В Париже Этьенетта будет провожать его в ночь с вокзала «Gare du Nord». Подарит платок русскому поэту на память. Мы ещё вспомним об этом платке.

Луговской рассказывает своей Сузи в следующем письме: «Пишу в настроении очень плохом, каком-то светло-сером, как парижский дождь. В это настроение вкраплены и огоньки, и фальшивый свет реклам, но на душе усталость, в голове обрывки мыслей, в крови — одиночество».

Если коротко: пожалей меня, Сузи.

Далее самое главное: «Будь я проклят, но когда, в какой день моей жизни стал я серым, зимним волком — не знаю».

Жизнь — она вся такая мелодрама, туши свет, там такие банальные рифмы.

Луговской ведь ещё и в расстроенных (или в раздвоенных?) чувствах тогда же напишет Сузи стихи — удивительные и красивые: «О, только бы слышать твой голос! / В ночном телефоне — Москва, / Метель, новогодняя встреча, / пушинка весёлого снега…/ В гудящей мембране / едва различимы слова, / Они задохнулись / от тысячемильного бега…»

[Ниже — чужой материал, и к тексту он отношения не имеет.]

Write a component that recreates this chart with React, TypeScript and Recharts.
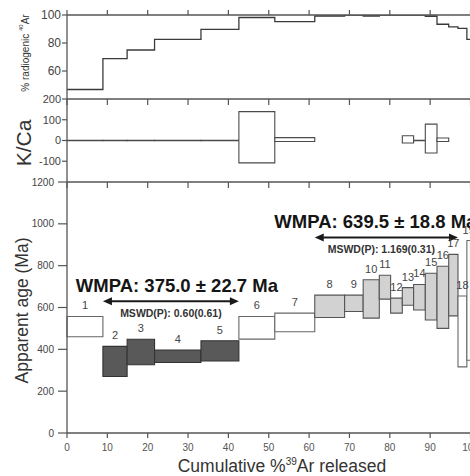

…В январе 1936 года три советских поэта будут выступать в Лондоне, всё так же успешно, разве что со скидкой на то, что английская публика традиционно более сдержанна, чем французская.

Среди других Луговской стоит в толпе, собравшейся под окнами дома, в котором умирал великий британский писатель Редьярд Киплинг, один из кумиров его так и не завершившегося детства.

«Советский Киплинг» станут называть самого Луговского в оставшиеся до войны годы.

Потом уже нет.

После войны так будут называть Константина Симонова, и Луговской отдаст своему ученику титул без боя.

Этьенетту он больше не увидит. Её расстреляют немцы спустя восемь лет — как большевичку и партизанку.

Всё это — готовое, сначала удивительно весёлое, потом ужасно грустное кино: четыре младых поэта и Волк среди них, овации, фотовспышки, первые страницы газет, весёлое пьянство, бычьи яйца, авария, французский госпиталь с клошарами, молодой Хэм в парижском кафе, прекрасная и ласковая переводчица, дома жена-пианистка, «о, только б услышать твой голос», снежная лавина, умирающий Киплинг, сколько всего, боги мои, боги.